Simply Good Foods and the Vanishing Margin: When Healthy Snacks Hit a Wall
Six months ago, The Simply Good Foods Company looked like it had the recipe for steady growth. Today, its stock is down a gut-wrenching 45.5%. What’s turning this once-sweet story sour?
The Mirage of Growth: Sales Up, Shares Down
On paper, Simply Good Foods (NASDAQ: SMPL) is serving up sales that would make any consumer staples CEO salivate. Net sales soared 13.8% to $381 million in the latest quarter, powered by the high-profile acquisition of OWYN and robust legacy growth from Quest Nutrition. Over the trailing twelve months, revenue reached $1.45 billion, with adjusted EBITDA up to $73.9 million in Q3 and a not-insignificant $157.92 million in free cash flow.
But Wall Street is unimpressed. Over the past year, SMPL shares have plunged by 48.2%, vastly underperforming the S&P 500 and even the broader packaged food cohort. In the past three months alone, the stock has lost 31.4% of its value. Why are investors fleeing a company with growing sales and EBITDA?

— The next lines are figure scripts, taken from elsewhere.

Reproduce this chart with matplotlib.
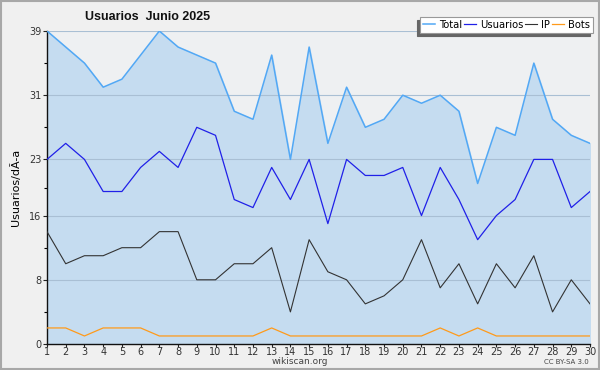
import matplotlib as mpl
import matplotlib.pyplot as plt
import numpy as np

mpl.rcParams.update({
    "font.family": "DejaVu Sans",
    "font.size": 7,
})

# --- Data ---
days = list(range(1, 31))
total = [39, 37, 35, 32, 33, 36, 39, 37, 36, 35, 29, 28, 36, 23, 37,
         25, 32, 27, 28, 31, 30, 31, 29, 20, 27, 26, 35, 28, 26, 25]
usuarios = [23, 25, 23, 19, 19, 22, 24, 22, 27, 26, 18, 17, 22, 18, 23,
            15, 23, 21, 21, 22, 16, 22, 18, 13, 16, 18, 23, 23, 17, 19]
ip = [14, 10, 11, 11, 12, 12, 14, 14, 8, 8, 10, 10, 12, 4, 13,
      9, 8, 5, 6, 8, 13, 7, 10, 5, 10, 7, 11, 4, 8, 5]
bots = [2, 2, 1, 2, 2, 2, 1, 1, 1, 1, 1, 1, 2, 1, 1,
        1, 1, 1, 1, 1, 1, 2, 1, 2, 1, 1, 1, 1, 1, 1]
yticks = [0, 8, 16, 23, 31, 39]
yminor = [4, 12, 19.5, 27, 35]

fig = plt.figure(figsize=(6, 3.7), dpi=100, facecolor="#f0f0f0")
# outer frame
fig.patches.append(mpl.patches.Rectangle((0.002, 0.003), 0.996, 0.994,
                   transform=fig.transFigure, fill=False,
                   edgecolor="#a8a8a8", linewidth=1.5))

ax = fig.add_axes([47 / 600, 26 / 370, 543 / 600, 313 / 370])
ax.set_facecolor("#eef0f2")

ax.fill_between(days, total, 0, color="#c5dcf0", zorder=1)
ax.plot(days, total, color="#52a8f5", lw=1.1, label="Total", zorder=3)
ax.plot(days, usuarios, color="#2020e8", lw=0.9, label="Usuarios", zorder=3)
ax.plot(days, ip, color="#333333", lw=0.8, label="IP", zorder=3)
ax.plot(days, bots, color="#ff9a1a", lw=0.9, label="Bots", zorder=3)

for v in yticks[1:]:
    ax.axhline(v, color="#a9bfd4", lw=0.8, zorder=2)

ax.set_xlim(1, 30)
ax.set_ylim(0, 39)
ax.set_xticks(days)
ax.set_yticks(yticks)
ax.set_yticks(yminor, minor=True)
ax.tick_params(axis="both", colors="#222222", labelcolor="#333333",
               labelsize=7, length=3, width=0.8, pad=1)
ax.tick_params(axis="y", which="minor", length=2, width=0.8)
ax.tick_params(axis="x", length=2, pad=0.5)
for s in ["top", "right"]:
    ax.spines[s].set_visible(False)
for s in ["left", "bottom"]:
    ax.spines[s].set_linewidth(1.0)
    ax.spines[s].set_color("#111111")
ax.set_ylabel("Usuarios/dÃ-a", fontsize=8, labelpad=6)

fig.text(85 / 600, 1 - 17 / 370, "Usuarios  Junio 2025", fontsize=9,
         family="Liberation Sans", fontweight="bold", va="center",
         ha="left", color="#111111")

leg = fig.legend(loc="upper right", bbox_to_anchor=(593 / 600, 1 - 16.5 / 370),
                 ncol=4, fontsize=7.2, frameon=True, fancybox=False,
                 handlelength=1.2, handletextpad=0.4, columnspacing=0.2,
                 borderpad=0.3, borderaxespad=0,
                 shadow={"ox": -2.2, "oy": -2.2, "color": "#666666", "alpha": 1})
leg.get_frame().set_edgecolor("#999999")
leg.get_frame().set_linewidth(0.8)

fig.text(0.5, 1 - 362 / 370, "wikiscan.org", fontsize=6.5, ha="center",
         va="center", color="#444444")
fig.text(589 / 600, 1 - 362 / 370, "CC BY-SA 3.0", fontsize=5, ha="right",
         va="center", color="#444444")

fig.savefig("out.png", dpi=100, facecolor=fig.get_facecolor())
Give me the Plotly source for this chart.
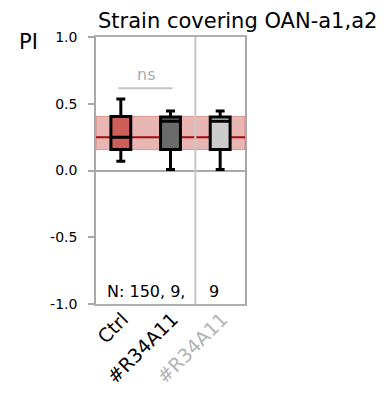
import plotly.graph_objects as go

categories = ["Ctrl", "#R34A11", "#R34A11"]
label_colors = ["#000000", "#000000", "#b4b4b4"]
fill_colors = ["#cd5f58", "#6b6b6b", "#cccccc"]
lower_whisker = [0.07, 0.007, 0.007]
q1 = [0.157, 0.157, 0.157]
median = [0.25, 0.368, 0.368]
q3 = [0.405, 0.40, 0.40]
upper_whisker = [0.535, 0.446, 0.446]
n_counts = [150, 9, 9]
y_tick_vals = [-1.0, -0.5, 0.0, 0.5, 1.0]
y_tick_text = ["-1.0", "-0.5", "0.0", "0.5", "1.0"]

FONT = "DejaVu Sans, sans-serif"
W, H = 386, 401
L, R, T, B = 96, 141, 37, 97
PW, PH = W - L - R, H - T - B


def px_x(p):
    return (p - L) / PW


def px_y(p):
    return 1 - (p - T) / PH


xs = list(range(len(categories)))

fig = go.Figure()
for i in xs:
    fig.add_trace(go.Box(
        x=[i], q1=[q1[i]], median=[median[i]], q3=[q3[i]],
        lowerfence=[lower_whisker[i]], upperfence=[upper_whisker[i]],
        fillcolor=fill_colors[i], line=dict(color="black", width=3),
        width=0.4, whiskerwidth=0.45, boxpoints=False, showlegend=False,
        hoverinfo="skip",
    ))

# control IQR band + median line
fig.add_shape(type="rect", xref="paper", x0=0, x1=1, yref="y", y0=q1[0], y1=q3[0],
              fillcolor="rgba(205,95,88,0.45)", line=dict(color="rgba(205,95,88,0.55)", width=1),
              layer="below")
fig.add_shape(type="line", xref="paper", x0=0, x1=1, yref="y", y0=median[0], y1=median[0],
              line=dict(color="#a50d0d", width=2), layer="below")
# separator between groups
fig.add_shape(type="line", xref="x", x0=1.5, x1=1.5, yref="paper", y0=0, y1=1,
              line=dict(color="#c8c8c8", width=2), layer="above")
# ns bracket
fig.add_shape(type="line", xref="x", x0=-0.05, x1=1.04, yref="y", y0=0.617, y1=0.617,
              line=dict(color="#c4c4c4", width=2))
fig.add_annotation(x=0.5, y=0.72, xref="x", yref="y", text="ns", showarrow=False,
                   xanchor="center", yanchor="middle",
                   font=dict(family=FONT, size=16, color="#ababab"))

# N labels
fig.add_annotation(x=0.5, y=-0.91, xref="x", yref="y",
                   text="N: %d, %d," % (n_counts[0], n_counts[1]), showarrow=False,
                   xanchor="center", yanchor="middle",
                   font=dict(family=FONT, size=16, color="black"))
fig.add_annotation(x=2, y=-0.91, xref="x", yref="y", xshift=-6,
                   text="%d" % n_counts[2], showarrow=False,
                   xanchor="center", yanchor="middle",
                   font=dict(family=FONT, size=16, color="black"))

# title & PI
fig.add_annotation(xref="paper", yref="paper", x=px_x(237), y=px_y(21),
                   xanchor="center", yanchor="middle",
                   text="Strain covering OAN-a1,a2", showarrow=False,
                   font=dict(family=FONT, size=21, color="black"))
fig.add_annotation(xref="paper", yref="paper", x=px_x(28), y=px_y(42),
                   xanchor="center", yanchor="middle",
                   text="PI", showarrow=False, font=dict(family=FONT, size=21, color="black"))

fig.update_layout(
    width=W, height=H,
    margin=dict(l=L, r=R, t=T, b=B),
    paper_bgcolor="white", plot_bgcolor="white",
    font=dict(family=FONT, color="black"),
)
fig.update_xaxes(
    range=[-0.5, 2.5], tickmode="array", tickvals=xs,
    ticktext=['<span style="color:%s">%s</span>' % (label_colors[i], categories[i]) for i in xs],
    tickangle=-45, tickfont=dict(family=FONT, size=19), showgrid=False, zeroline=False,
    showline=True, linecolor="#b0b0b0", linewidth=1.5, mirror=True, ticks="",
    ticklabelshift=2, ticklabelstandoff=-5, automargin=False,
)
fig.update_yaxes(
    range=[-1, 1], tickmode="array", tickvals=y_tick_vals, ticktext=y_tick_text,
    tickfont=dict(family=FONT, size=14), showgrid=False,
    zeroline=True, zerolinecolor="#a8a8a8", zerolinewidth=1.5,
    showline=True, linecolor="#a8a8a8", linewidth=1.5, mirror=True,
    ticks="outside", ticklen=6, tickcolor="#a8a8a8", tickwidth=1.5,
    ticklabelstandoff=8, automargin=False,
)

fig.write_html("out.html")
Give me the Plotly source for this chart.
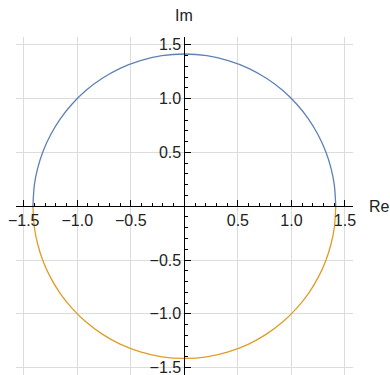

The Bitter Aftertaste of Margin Compression
The answer lies in the details behind those rising sales. Gross margin has been quietly melting away, down 120 basis points year-over-year to 36.2% in the latest quarter—and management warns the squeeze isn’t over, guiding for a full-year margin decline of about 200 basis points. The culprit? The OWYN acquisition, which juiced top-line growth but came with lower profitability, plus persistent inflation in input costs and stubborn supply chain friction.
Profitability metrics confirm the pain. Net income margin has shriveled to 7.1% from 10.5% a year prior. Return on equity has slipped to 5.9%, and return on invested capital to 7.04%. The company’s own forecasts promise further pressure as it absorbs OWYN and fights to hold retail shelf space.
Acquisitions: Double-Edged Swords and Brand Jitters
Simply Good Foods’ acquisition strategy is a study in trade-offs. The 2024 OWYN deal expanded the product portfolio into plant-based beverages—a smart response to the unstoppable rise of health-conscious, dairy-averse consumers. But integrating a lower-margin business has been anything but seamless.
The brand breakdown is telling: Quest’s retail takeaway is up 11%, OWYN’s a blazing 24%, but the legacy Atkins brand is in retreat, with retail takeaway down 13% in Q3 and 9% year-to-date. The result? A portfolio that’s growing, but whose profitability profile is in flux—a fact not lost on investors trained to sniff out margin dilution.
Packing a Snack in a Crowded Pantry
The packaged food sector is no picnic these days. Giants like Kraft Heinz, Mondelez, and General Mills have all reported sluggish sales or volume declines, even as the sector eked out an 8.3% return last month while the S&P 500 slumped. Fierce competition, the rise of private labels, and a consumer base that’s both price-sensitive and brand-agnostic are reshaping the aisle. Simply Good Foods, with a market cap of $1.94 billion and a modest beta of 0.37, looks less volatile but not immune to the churn.
Macroeconomic Crosswinds: The Appetite Shifts
Inflation and interest rates are the invisible hand squeezing margins across the industry. While the U.S. Federal Reserve targets 2% inflation, reality has delivered higher input and freight costs, with retailers pushing back on price increases. Consumers, meanwhile, are demanding not just health and wellness, but authenticity, sustainability, and deals—a tall order for any branded player. Shifting loyalties, shorter attention spans, and a penchant for direct-to-consumer shopping are straining traditional distribution models and advertising ROI.
Leadership, Ownership, and the Signal in the Noise
The company’s top brass is in motion. A new CFO, Christopher J. Bealer, took the reins in July, and executive severance plans were quietly amended. Insider ownership remains significant—Dwight Schar and Christopher Clemente each control 29%—but recent insider activity is muted, with just one purchase and one sale in the last six months. Institutional holders are net buyers, but the market isn’t biting.
Price Tag vs. Value Proposition
At a forward P/E of just 10.2 and EV/EBITDA of 8.17, SMPL trades at a stark discount to its historical averages and sector peers. Analysts see a median price target of $38—a potential 81% upside from current levels—yet the market is voting with its feet, bracing for more margin erosion before any rebound.
When the Snack Attack Isn’t Enough
Simply Good Foods’ journey is a microcosm of the new packaged food reality. Sales growth, even at double digits, no longer guarantees investor appetite. With margins melting and old brands stumbling, the company faces a fight to turn its healthy snack narrative into healthy returns. Until it can defend its margins and stabilize its brand mix, investors are finding tastier options elsewhere.